The main problem is what works for small scale software organizations does not work for large scale ones. You have to be cognizant of all processes, tools, and incentives and be able to evolve them in a coordinated way across the entire organization. Bottom up process and tool changes that are not aligned with existing incentives will not be enough. Similarly top down incentive changes misaligned with existing tools and processes will also not work because whatever people are doing on the ground floor is usually the most optimal way to get things done given the existing incentives and tools and you can’t just change the incentives and hope for the processes and tools to smoothly catch up. So at the bottom you can change processes and at the top you can change incentives but to make effective changes you need to combine both in a coherent way. I have yet to be at any organization, large or small, that manages to pull off this trick. The changes are always a shock to the system that lead to a lot of human misery and very little positive progress.
My most recent experiences of incoherent bottom up and top down changes are from Zenefits. Even though I’m proud of the work I did there and the people I worked with, in hindsight, if I’m being honest, it was mostly just technical masturbation. We were able to build a pretty efficient CI and deployment pipeline running on top of AWS, github, and buildkite but ultimately that was never the bottleneck that made Zenefits engineering horrible. We optimized the hell out of that pipeline and in the end it was way too magical for anyone to make sense of, even the people that had built it.
One reason we failed was because the developers were not incentivized to understand the underlying infrastructure and systems that supported their work. Without that back pressure instead of being the people that built tools for the engineering organization we became the black magicians that created a bunch of black boxes. Given the incentives in place this was mostly inevitable. Developers were tasked with delivering features and we were tasked with getting those features into the master branch as quickly as possible even though there were a few million lines of python and 18k+ “unit” tests that each feature had to get through.
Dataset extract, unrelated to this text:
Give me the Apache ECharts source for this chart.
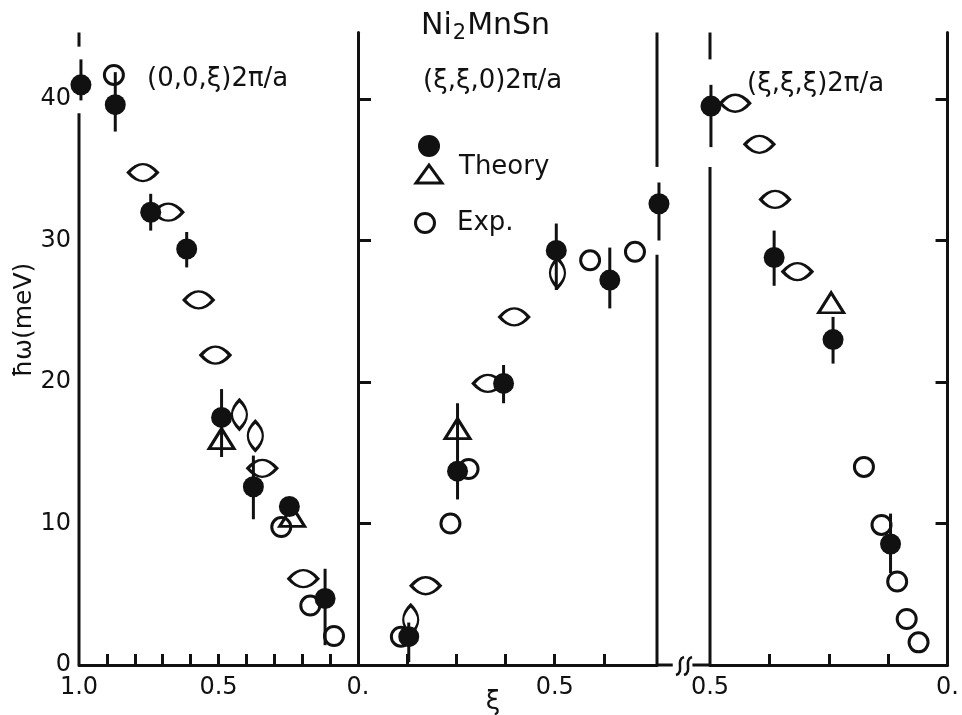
<!DOCTYPE html>
<html><head><meta charset="utf-8">
<script src="https://cdn.jsdelivr.net/npm/echarts@6/dist/echarts.min.js"></script>
<style>html,body{margin:0;padding:0;background:#fff}#c{width:962px;height:715px}</style>
</head><body><div id="c"></div>
<script>
// ---------- data ----------
const yTicks = [0, 10, 20, 30, 40];
const aTickLabels = [[1, '1.0'], [0.5, '0.5']];
const bTickLabels = [[0, '0.'], [0.5, '0.5']];
const cTickLabels = [[0.5, '0.5'], [0, '0.']];
const aTicks = [0.1, 0.2, 0.3, 0.4, 0.5, 0.6, 0.7, 0.8, 0.9];
const bTicks = [0.125, 0.25, 0.375, 0.5, 0.625];
const cTicks = [0.125, 0.25, 0.375];

// panel A : (0,0,xi)
const aTheoryDots = [[0.993,41.0],[0.87,39.6],[0.743,32.0],[0.614,29.4],[0.489,17.5],[0.375,12.6],[0.246,11.2],[0.118,4.7]];
const aTheoryErr  = [[0.993,39.9,42.8],[0.87,37.7,41.9],[0.743,30.7,33.3],[0.614,28.1,30.6],[0.489,14.7,19.5],[0.375,10.3,14.8],[0.118,1.4,6.8]];
const aTheoryTri  = [[0.489,16.0],[0.236,10.5]];
const aExpCircle  = [[0.875,41.7],[0.275,9.75],[0.171,4.2],[0.086,2.05]];
const aExpLensH   = [[0.771,34.8],[0.68,32.0],[0.571,25.8],[0.511,21.9],[0.343,13.9],[0.196,6.1]];
const aExpLensV   = [[0.425,17.7],[0.368,16.2]];

// panel B : (xi,xi,0)
const bTheoryDots = [[0.765,32.6],[0.64,27.2],[0.504,29.3],[0.37,19.9],[0.253,13.7],[0.129,2.0]];
const bTheoryErr  = [[0.765,30.0,34.1],[0.64,25.2,29.5],[0.504,26.5,31.2],[0.37,18.5,21.2],[0.253,11.7,18.5],[0.129,0.2,3.0]];
const bTheoryTri  = [[0.253,16.7]];
const bExpCircle  = [[0.704,29.2],[0.59,28.6],[0.281,13.85],[0.235,10.0],[0.109,2.0]];
const bExpLensH   = [[0.397,24.6],[0.33,19.9],[0.172,5.6]];
const bExpLensV   = [[0.507,27.7],[0.134,3.2]];

// panel C : (xi,xi,xi)
const cTheoryDots = [[0.498,39.5],[0.365,28.8],[0.241,23.0],[0.120,8.55]];
const cTheoryErr  = [[0.498,36.6,41.0],[0.365,26.8,30.7],[0.241,21.3,24.6],[0.120,6.5,10.7]];
const cTheoryTri  = [[0.245,25.6]];
const cExpCircle  = [[0.176,14.0],[0.139,9.9],[0.106,5.9],[0.086,3.25],[0.061,1.6]];
const cExpLensH   = [[0.447,39.7],[0.396,36.8],[0.363,32.9],[0.316,27.8]];
const cExpLensV   = [];

// frame pieces (x1,y1,x2,y2 in axis units) – broken frame lines as drawn
const aFrame = [[1,0,1,39.0],[1,43.7,1,44.7]];
const bFrame = [[0.76,0,0.76,29.0],[0.76,35.2,0.76,44.7],[0.76,0,0.8,0]];
const cFrame = [[0.5,0,0.5,35.2],[0.5,42.8,0.5,44.7],[0.537,0,0.5,0]];

// ---------- styling ----------
const INK = '#111111';
const F = 'DejaVu Sans';
const Y_MAX = 44.7;
const LENS_H = 'path://M0,10 Q20,-6 40,10 Q20,26 0,10 Z';
const LENS_V = 'path://M10,0 Q-6,20 10,40 Q26,20 10,0 Z';

function segItem(params, api) {
  const p1 = api.coord([api.value(0), api.value(1)]);
  const p2 = api.coord([api.value(2), api.value(3)]);
  return {type:'line', shape:{x1:p1[0],y1:p1[1],x2:p2[0],y2:p2[1]},
          style:{stroke:INK, lineWidth:3, lineCap:'butt'}};
}
function lookup(table){ return v => { const f = table.find(t => Math.abs(t[0]-v) < 1e-9); return f ? f[1] : ''; }; }

function panel(i, dots, err, tri, circ, lensH, lensV, frame) {
  const open = {color:'rgba(0,0,0,0)', borderColor:INK, borderWidth:3, opacity:1};
  const base = {xAxisIndex:i, yAxisIndex:i, clip:false, silent:true};
  return [
    Object.assign({type:'custom', name:'frame'+i, renderItem:segItem, data:frame, encode:{x:[0,2], y:[1,3]}, z:1}, base),
    Object.assign({type:'custom', name:'err'+i, renderItem:segItem, data:err.map(e=>[e[0],e[1],e[0],e[2]]), encode:{x:[0,2], y:[1,3]}, z:2}, base),
    Object.assign({type:'scatter', name:'expCircle'+i, data:circ, symbol:'circle', symbolSize:19, itemStyle:open, z:3}, base),
    Object.assign({type:'scatter', name:'expLensH'+i, data:lensH, symbol:LENS_H, symbolSize:[29,17], itemStyle:open, z:3}, base),
    Object.assign({type:'scatter', name:'expLensV'+i, data:lensV, symbol:LENS_V, symbolSize:[15,29], itemStyle:open, z:3}, base),
    Object.assign({type:'scatter', name:'theoryTri'+i, data:tri, symbol:'triangle', symbolSize:[25,20], itemStyle:open, z:3}, base),
    Object.assign({type:'scatter', name:'theoryDot'+i, data:dots, symbol:'circle', symbolSize:21, itemStyle:{color:INK, opacity:1}, z:4}, base)
  ];
}

const axLine = {show:true, lineStyle:{color:INK, width:3}};
const tickSt = {color:INK, width:3};
const lbl = {color:INK, fontFamily:F, fontSize:24};
const sMark = (x) => ({type:'bezierCurve', x:x, y:666, shape:{x1:0,y1:9,x2:8,y2:-9,cpx1:9,cpy1:6,cpx2:-1,cpy2:-6}, style:{fill:'none', stroke:INK, lineWidth:2.5}});
const sub = {fontSize:26, fontFamily:F, fontWeight:'normal', color:INK};

const option = {
  animation:false,
  backgroundColor:'#fff',
  title:[
    {text:'{a|Ni}{s|2}{a|MnSn}', left:421, top:8, padding:0,
     textStyle:{rich:{a:{fontSize:30,fontFamily:F,fontWeight:'normal',color:INK}, s:{fontSize:21,fontFamily:F,fontWeight:'normal',color:INK,padding:[15,1,0,1]}}}},
    {text:'(0,0,ξ)2π/a', left:147, top:66, padding:0, textStyle:sub},
    {text:'(ξ,ξ,0)2π/a', left:423, top:68, padding:0, textStyle:sub},
    {text:'(ξ,ξ,ξ)2π/a', left:747, top:71, padding:0, textStyle:sub}
  ],
  grid:[
    {left:79, top:32.5, width:279, height:632.5},
    {left:358, top:32.5, width:299, height:632.5},
    {left:710, top:32.5, width:245, height:632.5}
  ],
  xAxis:[
    {gridIndex:0, type:'value', min:0, max:1, interval:0.1, inverse:true,
     axisLine:axLine, axisTick:{show:true, inside:true, length:11, lineStyle:tickSt, customValues:aTicks},
     axisLabel:Object.assign({margin:11, formatter:lookup(aTickLabels), customValues:aTickLabels.map(t=>t[0])}, lbl), splitLine:{show:false}},
    {gridIndex:1, type:'value', min:0, max:0.76, interval:0.125,
     axisLine:axLine, axisTick:{show:true, inside:true, length:11, lineStyle:tickSt, customValues:bTicks},
     axisLabel:Object.assign({margin:11, formatter:lookup(bTickLabels), customValues:bTickLabels.map(t=>t[0])}, lbl), splitLine:{show:false}},
    {gridIndex:2, type:'value', min:0, max:0.5, interval:0.125, inverse:true,
     axisLine:axLine, axisTick:{show:true, inside:true, length:11, lineStyle:tickSt, customValues:cTicks},
     axisLabel:Object.assign({margin:11, formatter:lookup(cTickLabels), customValues:cTickLabels.map(t=>t[0])}, lbl), splitLine:{show:false}}
  ],
  yAxis:[
    {gridIndex:0, type:'value', min:0, max:Y_MAX, interval:10,
     axisLine:{show:false}, axisTick:{show:true, inside:true, length:13, lineStyle:tickSt, customValues:yTicks},
     axisLabel:Object.assign({margin:8, customValues:yTicks}, lbl), splitLine:{show:false}},
    {gridIndex:1, type:'value', min:0, max:Y_MAX, interval:10,
     axisLine:axLine, axisTick:{show:false}, axisLabel:{show:false}, splitLine:{show:false}},
    {gridIndex:2, type:'value', min:0, max:Y_MAX, interval:10, position:'right',
     axisLine:axLine, axisTick:{show:true, inside:true, length:12, lineStyle:tickSt, customValues:yTicks.filter(v=>v>0)},
     axisLabel:{show:false}, splitLine:{show:false}}
  ],
  graphic:[
    {type:'text', x:24, y:320, rotation:Math.PI/2, style:{text:'ħω(meV)', font:'25px "DejaVu Sans"', fill:INK, align:'center', verticalAlign:'middle'}},
    {type:'text', x:493, y:702, style:{text:'ξ', font:'26px "DejaVu Sans"', fill:INK, align:'center', verticalAlign:'middle'}},
    // legend
    {type:'circle', shape:{cx:429, cy:146, r:11}, style:{fill:INK}},
    {type:'polygon', shape:{points:[[416,183],[442,183],[429,165]]}, style:{fill:'none', stroke:INK, lineWidth:3}},
    {type:'circle', shape:{cx:425, cy:223, r:9.5}, style:{fill:'none', stroke:INK, lineWidth:3}},
    {type:'text', x:459, y:167, style:{text:'Theory', font:'26px "DejaVu Sans"', fill:INK, align:'left', verticalAlign:'middle'}},
    {type:'text', x:457, y:223, style:{text:'Exp.', font:'26px "DejaVu Sans"', fill:INK, align:'left', verticalAlign:'middle'}},
    // axis break mark
    sMark(676), sMark(684)
  ],
  series:[].concat(
    panel(0, aTheoryDots, aTheoryErr, aTheoryTri, aExpCircle, aExpLensH, aExpLensV, aFrame),
    panel(1, bTheoryDots, bTheoryErr, bTheoryTri, bExpCircle, bExpLensH, bExpLensV, bFrame),
    panel(2, cTheoryDots, cTheoryErr, cTheoryTri, cExpCircle, cExpLensH, cExpLensV, cFrame)
  )
};
echarts.init(document.getElementById('c'), null, {renderer:'canvas'}).setOption(option);
</script>
</body></html>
Our failures could have been mitigated somewhat if we were working in an engineering organization that wasn’t so focused on shipping features at the expense of engineering proper systems. I was on a team that worked on engineering proper systems but it was a quixotic task without the rest of the organization seeing and understanding the value of properly engineered systems. Some of the bits and pieces of the infrastructure managed to be maintainable and understandable but the rest of it was so specialized that only one or two people ever managed to make sense of it.
It might also be the case that an engineering organization that balances shipping features and building proper supporting systems is economically and socially non-viable. It might be too expensive to hire engineers that can imbue the organization with those qualities. My opinion is slightly biased but the infrastructure team came closest to satisfying most of those qualities. The problem there was we had a lot of strong personalities. It seems like smart and curious engineers tend to be a little strong-willed as well. So the tools we built were embodiments of our own personalities. Things mostly worked but because we didn’t have strong leadership in place there was nothing to tie it all together. Signals did not properly travel upstream and then downstream. All the tool and process changes in the world are meaningless if the rest of the engineering organization doesn’t get the memo and if those tools are not driving towards some singular vision.
Fundamentally Zenefits never had technical problems. Whereas we (infrastructure team) were trying to address everything from a technical perspective by driving process and tool changes the rest of the engineering organization was hampered by lack of strong leadership. Code quality was atrocious. There was never time set aside for cleaning up dead code and refactoring. Code was only added and never removed. There was much magical thinking around the next silver bullet without figuring out what made the previous silver bullet a failure. Even when we had accumulated enough political capital to push back and get the rest of the engineering organization to get their act together the leadership balked and let everyone continue as they were. Instead of imbuing the organization with the proper qualities in the end we just ended up appeasing all of its worst qualities with a more efficient and optimized software delivery pipeline.